Читаем без скачивания Том 5. Воспоминания - Викентий Вересаев
Шрифт:
Интервал:
Закладка:
Приговор Особого Присутствия Правительствующего Сената о смертной казни через повешение над осужденными Генераловым, Андреюшкниым, Осилановым, Шевыревым и Ульяновым приведен в исполнение 8 сего мая 1887 года.
Одно — читать подобные сообщения о незнакомых, и совсем другое, когда в страшной ясности видишь воображением живые лица — взгляд исподлобья и молодую бородку одного, прекрасные, серьезные глаза другого, — и как лица эти исказились от стянувшей горло петли…
* * *Экзаменов с третьего курса на четвертый было у меня много. И пришлось весною очень много заниматься: посещал я лекции только некоторых, мне особенно нравившихся профессоров, — Васильевского, Семевского, Прахова, а многих, у которых предстояло держать экзамен, не знал даже в лицо.

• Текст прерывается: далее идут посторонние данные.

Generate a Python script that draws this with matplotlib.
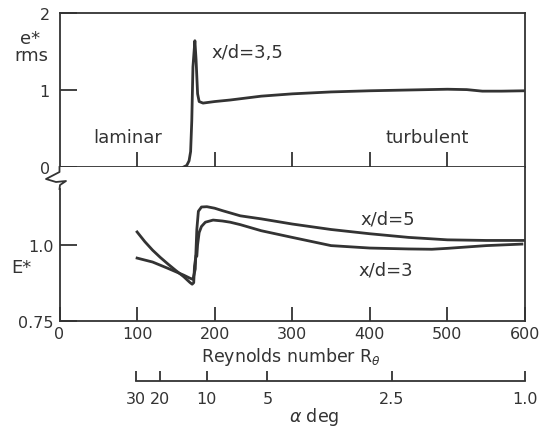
import matplotlib
matplotlib.use("Agg")
import matplotlib.pyplot as plt
from matplotlib.lines import Line2D

# ---------------- data ----------------
re_top = [160, 164, 167, 169, 170.5, 172, 174.5, 176, 178, 180, 185, 200, 220, 260,
          300, 350, 400, 450, 500, 525, 545, 570, 600]
erms_top = [0.0, 0.02, 0.08, 0.2, 0.6, 1.3, 1.64, 1.4, 0.95, 0.85, 0.83, 0.85, 0.87,
            0.92, 0.95, 0.975, 0.99, 1.0, 1.01, 1.005, 0.985, 0.985, 0.99]

re_xd5 = [100, 120, 140, 160, 168, 172, 175, 177, 179, 183, 190, 200, 210, 233, 260,
          300, 350, 400, 450, 500, 550, 600]
E_xd5 = [0.956, 0.943, 0.922, 0.900, 0.890, 0.886, 0.92, 1.05, 1.11, 1.124, 1.125,
         1.12, 1.112, 1.095, 1.085, 1.068, 1.05, 1.036, 1.024, 1.016, 1.014, 1.014]

re_xd3 = [100, 110, 120, 130, 140, 150, 160, 168, 171, 173, 174, 176, 177, 178, 180,
          183, 188, 198, 210, 220, 233, 260, 300, 350, 400, 450, 480, 500, 550, 596]
E_xd3 = [1.042, 1.01, 0.982, 0.958, 0.936, 0.915, 0.895, 0.876, 0.870, 0.875, 0.93,
         0.965, 0.962, 1.0, 1.04, 1.06, 1.074, 1.081, 1.078, 1.074, 1.066, 1.046,
         1.024, 0.997, 0.989, 0.986, 0.985, 0.988, 0.997, 1.002]

re_ticks = [0, 100, 200, 300, 400, 500, 600]
alpha_labels = ["30", "20", "10", "5", "2.5", "1.0"]
alpha_pos_re = [99, 130, 190, 268, 428, 600]

# ---------------- layout helpers ----------------
W, H = 542, 427
def fx(px):
    return px / W
def fy(py):
    return 1 - py / H

C = "#333333"
plt.rcParams["font.family"] = ["DejaVu Sans"]
plt.rcParams["text.color"] = C
plt.rcParams["axes.edgecolor"] = C
plt.rcParams["xtick.color"] = C
plt.rcParams["ytick.color"] = C
plt.rcParams["mathtext.fontset"] = "dejavusans"

fig = plt.figure(figsize=(W / 100, H / 100), dpi=100)
fig.patch.set_facecolor("white")

xl, xr = 59.5, 525
lw_sp = 1.3
lw_c = 2.0

# ---- top panel ----
ax1 = fig.add_axes([fx(xl), fy(168), fx(xr) - fx(xl), (168 - 14) / H])
ax1.set_xlim(0, 600)
ax1.set_ylim(0, 2)
ax1.plot(re_top, erms_top, color=C, lw=lw_c, solid_joinstyle="round")
for s in ax1.spines.values():
    s.set_linewidth(lw_sp)
ax1.set_xticks(re_ticks[1:-1])
ax1.set_xticklabels([])
ax1.tick_params(axis="x", direction="in", length=11, width=lw_sp)
ax1.set_yticks([0, 1, 2])
ax1.set_yticklabels(["0", "1", "2"], fontsize=11.5)
ax1.tick_params(axis="y", direction="in", length=12, width=lw_sp, pad=7)
ax1.text(88, 0.39, "laminar", fontsize=13, ha="center", va="center")
ax1.text(474, 0.39, "turbulent", fontsize=13, ha="center", va="center")
ax1.text(242, 1.50, "x/d=3,5", fontsize=13, ha="center", va="center")

# ---- bottom panel ----
ax2 = fig.add_axes([fx(xl), fy(321.7), fx(xr) - fx(xl), (321.7 - 168) / H])
ax2.set_xlim(0, 600)
ytop = 0.75 + (321.7 - 168) / 304
ax2.set_ylim(0.75, ytop)
ax2.plot(re_xd5, E_xd5, color=C, lw=lw_c, solid_joinstyle="round")
ax2.plot(re_xd3, E_xd3, color=C, lw=lw_c, solid_joinstyle="round")
ax2.spines["top"].set_visible(False)
for s in ax2.spines.values():
    s.set_linewidth(lw_sp)
ax2.spines["left"].set_bounds(0.75, 0.75 + (321.7 - 190) / 304)
ax2.set_xticks(re_ticks)
ax2.set_xticklabels([str(v) for v in re_ticks], fontsize=11.5)
ax2.tick_params(axis="x", direction="in", length=10, width=lw_sp, pad=4)
ax2.set_yticks([0.75, 1.0])
ax2.set_yticklabels(["0.75", "1.0"], fontsize=11.5)
ax2.tick_params(axis="y", direction="in", length=12, width=lw_sp, pad=4)
ax2.text(423, 1.085, "x/d=5", fontsize=13, ha="center", va="center")
ax2.text(421, 0.92, "x/d=3", fontsize=13, ha="center", va="center")

# ---- alpha axis ----
ax3 = fig.add_axes([fx(xl), fy(382.3), fx(xr) - fx(xl), 0.0001])
ax3.set_xlim(0, 600)
ax3.set_ylim(0, 1)
ax3.patch.set_visible(False)
for k in ["top", "left", "right"]:
    ax3.spines[k].set_visible(False)
ax3.spines["bottom"].set_linewidth(lw_sp)
ax3.spines["bottom"].set_bounds(alpha_pos_re[0], alpha_pos_re[-1])
ax3.set_yticks([])
ax3.set_xticks(alpha_pos_re)
ax3.set_xticklabels(alpha_labels, fontsize=11.5)
ax3.tick_params(axis="x", direction="in", length=7.5, width=lw_sp, pad=7)

# ---- texts ----
fig.text(fx(30), fy(39), "e*", fontsize=13, ha="center", va="center")
fig.text(fx(31), fy(56), "rms", fontsize=13, ha="center", va="center")
fig.text(fx(21), fy(268), "E*", fontsize=13, ha="center", va="center")
fig.text(fx(291), fy(346), r"Reynolds number R$_\theta$", fontsize=12.5,
         ha="center", va="top")
fig.text(fx(314), fy(417), r"$\alpha$ deg", fontsize=12.5, ha="center", va="center")

# ---- axis break squiggle ----
pts = [(59.5, 168), (59.5, 173), (46, 180), (56, 183), (66, 182), (60, 186), (59.5, 190)]
fig.add_artist(Line2D([fx(p[0]) for p in pts], [fy(p[1]) for p in pts],
                      transform=fig.transFigure, color=C, lw=lw_sp))

fig.savefig("out.png", dpi=100, facecolor="white")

Между тем что-то странное творилось со много: голова работала вяло, всегда превосходная память задырявилась и ничего в себе не держала; постоянно я либо зяб, либо потел, ночи спал тяжело. Однако сдавал экзамен за экзаменом. Наконец, совсем стало невмоготу. Брат Миша, с которым мы вместе жили, позвал по вывеске доктора. Доктор с красивым, плоским и затаенно-холодным лицом осмотрел, велел каждое утро и вечер записывать температуру и прописал раствор соляной кислоты с малиновым сиропом. Для последнего экзамена я еле дошел до университета, попросил товарищей уступить мне очередь и экзамен сдал. Но вот как: я мог рассказывать только подряд, как было написано в литографированных лекциях; но когда профессор стал задавать мне отдельные вопросы, я совершенно не мог направить на них свою память. Профессор, должно быть, заметил мое больное лицо, не стал докучать и отпустил, поставив пятерку.
Пришел домой и окончательно свалился. Брат поехал в Петропавловскую крепость к доктору Вильмсу и показал листок с моей температурой. Гаврила Иванович ахнул и всплеснул руками:
— Батенька! Брюшной тиф в самом разгаре! И в этаком состоянии держал экзамены! Самый верный способ на всю жизнь стать идиотом. Скорее сажайте его в вагон и отправляйте домой, пусть дома хворает. Что ему тут все лето валяться в больнице!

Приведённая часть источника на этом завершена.